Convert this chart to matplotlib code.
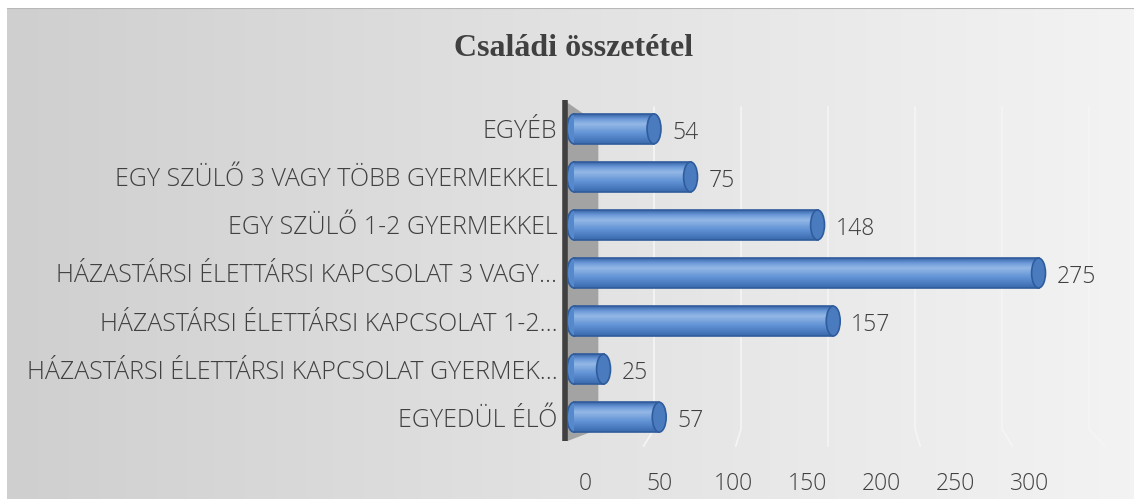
import numpy as np
import matplotlib
matplotlib.use("Agg")
import matplotlib.pyplot as plt
from matplotlib.patches import Ellipse, Polygon
from matplotlib.colors import LinearSegmentedColormap

# adatok
categories = ["EGYEDÜL ÉLŐ",
              "HÁZASTÁRSI ÉLETTÁRSI KAPCSOLAT GYERMEK…",
              "HÁZASTÁRSI ÉLETTÁRSI KAPCSOLAT 1-2…",
              "HÁZASTÁRSI ÉLETTÁRSI KAPCSOLAT 3 VAGY…",
              "EGY SZÜLŐ 1-2 GYERMEKKEL",
              "EGY SZÜLŐ 3 VAGY TÖBB GYERMEKKEL",
              "EGYÉB"]
values = [57, 25, 157, 275, 148, 75, 54]
x_ticks = [0, 50, 100, 150, 200, 250, 300]
title = "Családi összetétel"

FONT = "Open Sans"
W, H = 1134, 499
fig = plt.figure(figsize=(W / 100, H / 100), dpi=100, facecolor="white")

# háttér színátmenet
bg = fig.add_axes([7 / W, 0, 1 - 7 / W, 1 - 8 / H], zorder=0)
grad = np.linspace(0, 1, 256).reshape(1, -1)
bg_cmap = LinearSegmentedColormap.from_list("bg", ["#cfcfcf", "#e2e2e2", "#f3f3f3"])
bg.imshow(grad, aspect="auto", cmap=bg_cmap, extent=[0, 1, 0, 1])
bg.axhline(1, color="#b8b8b8", lw=1.5)
bg.axis("off")

ax = fig.add_axes([567 / W, 1 - 446 / H, 522 / W, 346 / H], zorder=1)
ax.patch.set_alpha(0)

# rácsvonalak (a padló felé megtörve)
for v in x_ticks[1:]:
    lean = (v - 150) * 0.06
    ax.plot([v, v, v + lean], [6.45, -0.25, -0.6], color="#f5f5f5", lw=1.2,
            zorder=1, clip_on=False)

# bal oldali fal
wall = Polygon([(0, 6.55), (18, 6.1), (18, -0.25), (0, -0.5)],
               closed=True, facecolor="#a3a3a3", edgecolor="none", zorder=2)
ax.add_patch(wall)
ax.plot([-1.2, -1.2], [-0.5, 6.6], color="#404040", lw=4, solid_capstyle="butt",
        zorder=3, clip_on=False)

# hengeres oszlopok
bar_cmap = LinearSegmentedColormap.from_list(
    "bar", ["#3866aa", "#6e9cda", "#94b8e6", "#78a3dc", "#5e90d3", "#4d7ec2", "#3a68ab"])
grad_v = np.linspace(0, 1, 64).reshape(-1, 1)
h = 0.62
r = 4.0
for y, v in enumerate(values):
    left_cap = Ellipse((r, y), 2 * r, h, facecolor="#5689cc", edgecolor="#2f5c9c",
                       lw=1.2, zorder=4)
    ax.add_patch(left_cap)
    ax.imshow(grad_v, cmap=bar_cmap, aspect="auto", origin="upper",
              extent=[r, v - r, y - h / 2, y + h / 2], zorder=5)
    ax.plot([r, v - r], [y + h / 2, y + h / 2], color="#2f5c9c", lw=1.2, zorder=6)
    ax.plot([r, v - r], [y - h / 2, y - h / 2], color="#2f5c9c", lw=1.2, zorder=6)
    right_cap = Ellipse((v - r, y), 2 * r, h, facecolor="#4a7bbf", edgecolor="#2f5c9c",
                        lw=1.2, zorder=7)
    ax.add_patch(right_cap)
    ax.annotate(str(v), (v, y), xytext=(8, -3), textcoords="offset points",
                va="center", ha="left", fontsize=16.5, color="#404040",
                family=FONT, fontweight="light", zorder=8)

ax.set_aspect("auto")
ax.set_xlim(0, 300)
ax.set_ylim(-0.6, 6.6)

ax.set_yticks(range(len(categories)))
ax.set_yticklabels(categories, fontsize=18, color="#404040", family=FONT,
                   fontweight="light")
ax.tick_params(axis="y", length=0, pad=7)
ax.set_xticks([])
for s in ax.spines.values():
    s.set_visible(False)

# perspektivikus tengelyfeliratok
sec = ax.secondary_xaxis("bottom", functions=(lambda x: (x - 10.3) / 0.852,
                                                lambda v: 10.3 + 0.852 * v))
sec.set_xticks(x_ticks)
sec.set_xticklabels([str(t) for t in x_ticks], fontsize=16.5, color="#404040",
                    family=FONT, fontweight="light")
sec.tick_params(length=0, pad=19)
sec.spines["bottom"].set_visible(False)

fig.text(574 / W, 1 - 48 / H, title, ha="center", va="center", fontsize=23,
         fontweight="bold", family="Liberation Serif", color="#404040")

fig.savefig("out.png", dpi=100, facecolor=fig.get_facecolor())
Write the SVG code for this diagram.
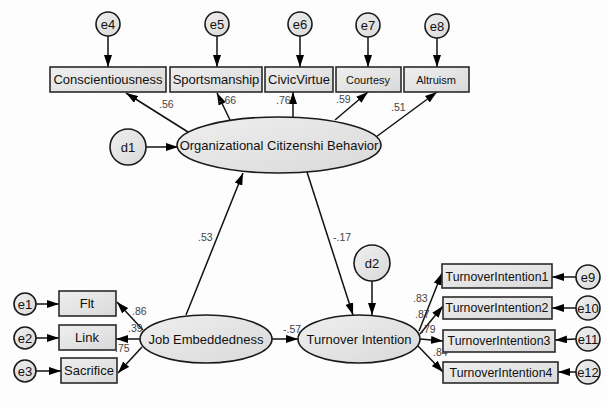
<svg xmlns="http://www.w3.org/2000/svg" width="607" height="407" viewBox="0 0 607 407">
<style>
.bx{fill:url(#g);stroke:#2a2a2a;stroke-width:1.6}
.el{fill:url(#g);stroke:#1a1a1a;stroke-width:1.6}
.t{font-family:"Liberation Sans",Arial,sans-serif;font-size:13px;fill:#111;text-anchor:middle}
.s{font-size:11px}
.m{font-size:12.3px}
.c{font-family:"Liberation Sans",Arial,sans-serif;font-size:10.5px;fill:#444}
.ln{stroke:#111;stroke-width:1.5;fill:none;marker-end:url(#a)}
</style>
<defs>
<linearGradient id="g" x1="0" y1="0" x2="1" y2="1">
<stop offset="0" stop-color="#efefef"/>
<stop offset="1" stop-color="#d9d9d9"/>
</linearGradient>
<marker id="a" viewBox="0 0 12 8" refX="12" refY="4" markerWidth="12" markerHeight="8" orient="auto" markerUnits="userSpaceOnUse">
<path d="M0,0 L12,4 L0,8 z" fill="#000"/>
</marker>
</defs>
<rect width="607" height="407" fill="#fdfdfd"/>
<g id="connectors">
<line class="ln" x1="108" y1="36" x2="108" y2="67"/>
<line class="ln" x1="217" y1="36" x2="217" y2="67"/>
<line class="ln" x1="300" y1="36" x2="300" y2="67"/>
<line class="ln" x1="368" y1="36" x2="368" y2="67"/>
<line class="ln" x1="437" y1="38" x2="437" y2="67"/>
<line class="ln" x1="188" y1="132" x2="126" y2="93"/>
<line class="ln" x1="230" y1="120" x2="217" y2="93"/>
<line class="ln" x1="293" y1="118" x2="293" y2="92"/>
<line class="ln" x1="335" y1="120" x2="368" y2="92"/>
<line class="ln" x1="376" y1="137" x2="437" y2="92"/>
<line class="ln" x1="146" y1="147" x2="178" y2="147"/>
<line class="ln" x1="186" y1="315" x2="243" y2="173"/>
<line class="ln" x1="307" y1="172" x2="353" y2="315"/>
<line class="ln" x1="372" y1="281" x2="372" y2="315"/>
<line class="ln" x1="272" y1="339" x2="298" y2="339"/>
<line class="ln" x1="143" y1="330" x2="117" y2="302"/>
<line class="ln" x1="140" y1="339" x2="116" y2="339"/>
<line class="ln" x1="142" y1="347" x2="118" y2="373"/>
<line class="ln" x1="36" y1="304" x2="59" y2="304"/>
<line class="ln" x1="36" y1="338" x2="59" y2="338"/>
<line class="ln" x1="36" y1="371" x2="61" y2="371"/>
<line class="ln" x1="419" y1="331" x2="442" y2="273"/>
<line class="ln" x1="420" y1="334" x2="443" y2="306"/>
<line class="ln" x1="420" y1="339" x2="443" y2="341"/>
<line class="ln" x1="418" y1="346" x2="443" y2="372"/>
<line class="ln" x1="576" y1="277" x2="552" y2="277"/>
<line class="ln" x1="576" y1="308" x2="552" y2="308"/>
<line class="ln" x1="576" y1="339" x2="555" y2="340"/>
<line class="ln" x1="576" y1="372" x2="558" y2="372"/>
<text class="c" x="159" y="108">.56</text>
<text class="c" x="218" y="104">-.66</text>
<text class="c" x="276" y="104">.76</text>
<text class="c" x="336" y="103">.59</text>
<text class="c" x="391" y="111">.51</text>
<text class="c" x="198" y="241">.53</text>
<text class="c" x="333" y="241">-.17</text>
<text class="c" x="283" y="333">-.57</text>
<text class="c" x="132" y="315">.86</text>
<text class="c" x="128" y="332">.39</text>
<text class="c" x="115" y="352">.75</text>
<text class="c" x="413" y="302">.83</text>
<text class="c" x="415" y="318">.87</text>
<text class="c" x="421" y="333">.79</text>
<text class="c" x="433" y="356">.84</text>
</g>
<g id="e4"><circle class="el" cx="108" cy="24" r="12"/><text class="t" x="108" y="29">e4</text></g>
<g id="e5"><circle class="el" cx="217" cy="24" r="12"/><text class="t" x="217" y="29">e5</text></g>
<g id="e6"><circle class="el" cx="300" cy="24" r="12"/><text class="t" x="300" y="29">e6</text></g>
<g id="e7"><circle class="el" cx="368" cy="25" r="12"/><text class="t" x="368" y="30">e7</text></g>
<g id="e8"><circle class="el" cx="437" cy="26" r="12"/><text class="t" x="437" y="31">e8</text></g>
<g id="conscientiousness"><rect class="bx" x="50" y="67" width="116" height="25"/><text class="t" x="108" y="84">Conscientiousness</text></g>
<g id="sportsmanship"><rect class="bx" x="170" y="67" width="92" height="25"/><text class="t" x="216" y="84">Sportsmanship</text></g>
<g id="civicvirtue"><rect class="bx" x="265" y="67" width="68" height="25"/><text class="t" x="299" y="84">CivicVirtue</text></g>
<g id="courtesy"><rect class="bx" x="336" y="67" width="65" height="25"/><text class="t s" x="368" y="84">Courtesy</text></g>
<g id="altruism"><rect class="bx" x="404" y="67" width="65" height="25"/><text class="t s" x="436" y="84">Altruism</text></g>
<g id="d1"><circle class="el" cx="128" cy="147" r="18"/><text class="t" x="128" y="152">d1</text></g>
<g id="ocb"><ellipse class="el" cx="279" cy="145" rx="102" ry="28"/><text class="t" x="279" y="150">Organizational Citizenshi Behavior</text></g>
<g id="d2"><circle class="el" cx="372" cy="263" r="18"/><text class="t" x="372" y="268">d2</text></g>
<g id="je"><ellipse class="el" cx="206" cy="339" rx="66" ry="24"/><text class="t" x="206" y="344">Job Embeddedness</text></g>
<g id="ti"><ellipse class="el" cx="359" cy="339" rx="61" ry="24"/><text class="t" x="359" y="344">Turnover Intention</text></g>
<g id="fit"><rect class="bx" x="59" y="291" width="57" height="25"/><text class="t" x="87" y="308">Flt</text></g>
<g id="link"><rect class="bx" x="59" y="325" width="57" height="25"/><text class="t" x="87" y="342">Link</text></g>
<g id="sacrifice"><rect class="bx" x="61" y="358" width="56" height="25"/><text class="t" x="89" y="375">Sacrifice</text></g>
<g id="e1"><circle class="el" cx="25" cy="304" r="11"/><text class="t" x="25" y="309">e1</text></g>
<g id="e2"><circle class="el" cx="25" cy="338" r="11"/><text class="t" x="25" y="343">e2</text></g>
<g id="e3"><circle class="el" cx="25" cy="371" r="11"/><text class="t" x="25" y="376">e3</text></g>
<g id="ti1"><rect class="bx" x="442" y="264" width="110" height="24"/><text class="t m" x="497" y="281">TurnoverIntention1</text></g>
<g id="ti2"><rect class="bx" x="443" y="297" width="109" height="22"/><text class="t m" x="497" y="312">TurnoverIntention2</text></g>
<g id="ti3"><rect class="bx" x="443" y="330" width="112" height="22"/><text class="t m" x="499" y="345">TurnoverIntention3</text></g>
<g id="ti4"><rect class="bx" x="443" y="362" width="115" height="21"/><text class="t m" x="501" y="377">TurnoverIntention4</text></g>
<g id="e9"><circle class="el" cx="588" cy="277" r="12"/><text class="t" x="588" y="282">e9</text></g>
<g id="e10"><circle class="el" cx="588" cy="308" r="12"/><text class="t" x="588" y="313">e10</text></g>
<g id="e11"><circle class="el" cx="588" cy="339" r="12"/><text class="t" x="588" y="344">e11</text></g>
<g id="e12"><circle class="el" cx="588" cy="372" r="12"/><text class="t" x="588" y="377">e12</text></g>
</svg>
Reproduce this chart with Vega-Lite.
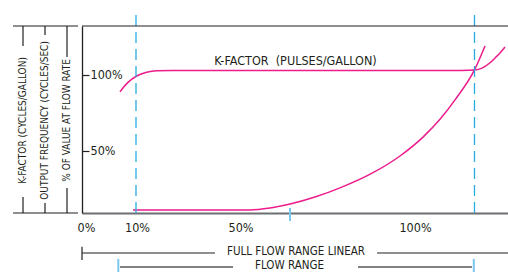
{
  "$schema": "https://vega.github.io/schema/vega-lite/v6.json",
  "width": 426,
  "height": 187,
  "autosize": {"type": "none"},
  "padding": {"left": 82, "top": 26, "right": 0, "bottom": 59},
  "background": "white",
  "config": {
    "view": {"stroke": null},
    "font": "DejaVu Sans Condensed, Liberation Sans",
    "axis": {"grid": false, "labelFont": "DejaVu Sans Condensed, Liberation Sans", "labelColor": "#231f20", "labelFontSize": 12.5}
  },
  "datasets": {
    "curves": [
      {"series": "K-FACTOR", "u": 38, "v": 89.0},
      {"series": "K-FACTOR", "u": 46, "v": 95.1},
      {"series": "K-FACTOR", "u": 54.7, "v": 99.3},
      {"series": "K-FACTOR", "u": 64.7, "v": 101.8},
      {"series": "K-FACTOR", "u": 74.7, "v": 102.8},
      {"series": "K-FACTOR", "u": 90, "v": 103.0},
      {"series": "K-FACTOR", "u": 380, "v": 103.0},
      {"series": "K-FACTOR", "u": 392.5, "v": 103.3},
      {"series": "K-FACTOR", "u": 400, "v": 104.5},
      {"series": "K-FACTOR", "u": 408, "v": 108.0},
      {"series": "K-FACTOR", "u": 414, "v": 111.8},
      {"series": "K-FACTOR", "u": 418, "v": 114.5},
      {"series": "K-FACTOR", "u": 423, "v": 118.4},
      {"series": "FREQUENCY", "u": 51, "v": 11.2},
      {"series": "FREQUENCY", "u": 168, "v": 11.2},
      {"series": "FREQUENCY", "u": 188, "v": 12.5},
      {"series": "FREQUENCY", "u": 208, "v": 15.1},
      {"series": "FREQUENCY", "u": 233, "v": 19.7},
      {"series": "FREQUENCY", "u": 258, "v": 25.7},
      {"series": "FREQUENCY", "u": 291, "v": 35.7},
      {"series": "FREQUENCY", "u": 318, "v": 46.7},
      {"series": "FREQUENCY", "u": 341, "v": 59.1},
      {"series": "FREQUENCY", "u": 358, "v": 70.8},
      {"series": "FREQUENCY", "u": 373, "v": 83.6},
      {"series": "FREQUENCY", "u": 393, "v": 104.0},
      {"series": "FREQUENCY", "u": 403, "v": 119.1}
    ],
    "dashed": [
      {"u": 54, "v": 9.2, "v2": 141.4},
      {"u": 392.5, "v": 9.2, "v2": 141.4}
    ],
    "bluetick": [
      {"u": 208, "v": 12.5, "v2": 3.9},
      {"u": 36.3, "v": -21.0, "v2": -29.6},
      {"u": 391.8, "v": -21.0, "v2": -29.6}
    ],
    "segments": [
      {"kind": "frame", "u": 0, "u2": 426, "v": 132.2, "v2": 132.2},
      {"kind": "frame", "u": -69, "u2": -4, "v": 132.2, "v2": 132.2},
      {"kind": "frame", "u": -69, "u2": -4, "v": 9.2, "v2": 9.2},
      {"kind": "frame", "u": -59, "u2": -59, "v": 132.2, "v2": 119.1},
      {"kind": "frame", "u": -59, "u2": -59, "v": 19.7, "v2": 9.2},
      {"kind": "frame", "u": -37, "u2": -37, "v": 132.2, "v2": 126.3},
      {"kind": "frame", "u": -37, "u2": -37, "v": 15.8, "v2": 9.2},
      {"kind": "frame", "u": -15, "u2": -15, "v": 132.2, "v2": 111.8},
      {"kind": "frame", "u": -15, "u2": -15, "v": 25.7, "v2": 9.2},
      {"kind": "frame", "u": 0, "u2": 133, "v": -17.1, "v2": -17.1},
      {"kind": "frame", "u": 295, "u2": 426, "v": -17.1, "v2": -17.1},
      {"kind": "frame", "u": 0, "u2": 0, "v": -13.0, "v2": -21.7},
      {"kind": "range", "u": 38, "u2": 151, "v": -26.3, "v2": -26.3},
      {"kind": "range", "u": 276, "u2": 390, "v": -26.3, "v2": -26.3}
    ],
    "labels": [
      {"kind": "plot", "text": "K-FACTOR\u00a0\u00a0(PULSES/GALLON)", "u": 213.5, "v": 109.2},
      {"kind": "side", "text": "K-FACTOR (CYCLES/GALLON)", "u": -59, "v": 70.1},
      {"kind": "side", "text": "OUTPUT FREQUENCY (CYCLES/SEC)", "u": -37, "v": 70.1},
      {"kind": "side", "text": "% OF VALUE AT FLOW RATE", "u": -15, "v": 70.1},
      {"kind": "bottom", "text": "FULL FLOW RANGE LINEAR", "u": 214, "v": -16.5},
      {"kind": "bottom", "text": "FLOW RANGE", "u": 207.5, "v": -25.4}
    ]
  },
  "layer": [
    {
      "data": {"name": "curves"},
      "mark": {"type": "line", "color": "#ec1c8c", "strokeWidth": 1.5, "interpolate": "monotone"},
      "encoding": {
        "x": {"field": "u", "type": "quantitative", "scale": {"domain": [0, 426], "nice": false, "zero": false},
          "axis": {"title": null, "values": [4, 55, 158.5, 333], "ticks": false, "labelPadding": 8, "labelFlush": false, "labelOverlap": false,
            "labelExpr": "datum.value == 4 ? '0%' : datum.value == 55 ? '10%' : datum.value == 158.5 ? '50%' : '100%'",
            "domainColor": "#6d6e71", "domainWidth": 2}},
        "y": {"field": "v", "type": "quantitative", "scale": {"domain": [9.2, 132.2], "nice": false, "zero": false},
          "axis": {"title": null, "values": [50, 100], "labelExpr": "datum.value + '%'", "tickSize": -7, "labelPadding": -1, "labelAlign": "left",
            "tickColor": "#231f20", "domainColor": "#231f20", "domainWidth": 1.3, "tickWidth": 1.2}},
        "detail": {"field": "series"}
      }
    },
    {
      "data": {"name": "dashed"},
      "mark": {"type": "rule", "color": "#29abe2", "strokeWidth": 1.3, "strokeDash": [11, 6]},
      "encoding": {"x": {"field": "u", "type": "quantitative"}, "y": {"field": "v", "type": "quantitative"}, "y2": {"field": "v2"}}
    },
    {
      "data": {"name": "bluetick"},
      "mark": {"type": "rule", "color": "#7cc8ec", "strokeWidth": 2},
      "encoding": {"x": {"field": "u", "type": "quantitative"}, "y": {"field": "v", "type": "quantitative"}, "y2": {"field": "v2"}}
    },
    {
      "data": {"name": "segments"},
      "transform": [{"filter": "datum.kind == 'frame'"}],
      "mark": {"type": "rule", "color": "#231f20", "strokeWidth": 1.2},
      "encoding": {"x": {"field": "u", "type": "quantitative"}, "x2": {"field": "u2"}, "y": {"field": "v", "type": "quantitative"}, "y2": {"field": "v2"}}
    },
    {
      "data": {"name": "segments"},
      "transform": [{"filter": "datum.kind == 'range'"}],
      "mark": {"type": "rule", "color": "#58595b", "strokeWidth": 1.6},
      "encoding": {"x": {"field": "u", "type": "quantitative"}, "x2": {"field": "u2"}, "y": {"field": "v", "type": "quantitative"}, "y2": {"field": "v2"}}
    },
    {
      "data": {"name": "labels"},
      "transform": [{"filter": "datum.kind == 'plot'"}],
      "mark": {"type": "text", "fontSize": 12.5, "color": "#231f20", "align": "center", "baseline": "middle"},
      "encoding": {"x": {"field": "u", "type": "quantitative"}, "y": {"field": "v", "type": "quantitative"}, "text": {"field": "text"}}
    },
    {
      "data": {"name": "labels"},
      "transform": [{"filter": "datum.kind == 'bottom'"}],
      "mark": {"type": "text", "fontSize": 11.5, "color": "#231f20", "align": "center", "baseline": "middle"},
      "encoding": {"x": {"field": "u", "type": "quantitative"}, "y": {"field": "v", "type": "quantitative"}, "text": {"field": "text"}}
    },
    {
      "data": {"name": "labels"},
      "transform": [{"filter": "datum.kind == 'side'"}],
      "mark": {"type": "text", "fontSize": 10, "color": "#231f20", "align": "center", "baseline": "middle", "angle": 270},
      "encoding": {"x": {"field": "u", "type": "quantitative"}, "y": {"field": "v", "type": "quantitative"}, "text": {"field": "text"}}
    }
  ]
}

* * * * * * *

Skip the pictures, please, and transcribe only the lines from the beginning of the material through the one that contains "zorder=1, clip_on=False)".

Convert this chart to matplotlib code.
import numpy as np
import matplotlib
matplotlib.use("Agg")
import matplotlib.pyplot as plt
from matplotlib.patches import Ellipse, Polygon
from matplotlib.colors import LinearSegmentedColormap

# adatok
categories = ["EGYEDÜL ÉLŐ",
              "HÁZASTÁRSI ÉLETTÁRSI KAPCSOLAT GYERMEK…",
              "HÁZASTÁRSI ÉLETTÁRSI KAPCSOLAT 1-2…",
              "HÁZASTÁRSI ÉLETTÁRSI KAPCSOLAT 3 VAGY…",
              "EGY SZÜLŐ 1-2 GYERMEKKEL",
              "EGY SZÜLŐ 3 VAGY TÖBB GYERMEKKEL",
              "EGYÉB"]
values = [57, 25, 157, 275, 148, 75, 54]
x_ticks = [0, 50, 100, 150, 200, 250, 300]
title = "Családi összetétel"

FONT = "Open Sans"
W, H = 1134, 499
fig = plt.figure(figsize=(W / 100, H / 100), dpi=100, facecolor="white")

# háttér színátmenet
bg = fig.add_axes([7 / W, 0, 1 - 7 / W, 1 - 8 / H], zorder=0)
grad = np.linspace(0, 1, 256).reshape(1, -1)
bg_cmap = LinearSegmentedColormap.from_list("bg", ["#cfcfcf", "#e2e2e2", "#f3f3f3"])
bg.imshow(grad, aspect="auto", cmap=bg_cmap, extent=[0, 1, 0, 1])
bg.axhline(1, color="#b8b8b8", lw=1.5)
bg.axis("off")

ax = fig.add_axes([567 / W, 1 - 446 / H, 522 / W, 346 / H], zorder=1)
ax.patch.set_alpha(0)

# rácsvonalak (a padló felé megtörve)
for v in x_ticks[1:]:
    lean = (v - 150) * 0.06
    ax.plot([v, v, v + lean], [6.45, -0.25, -0.6], color="#f5f5f5", lw=1.2,
            zorder=1, clip_on=False)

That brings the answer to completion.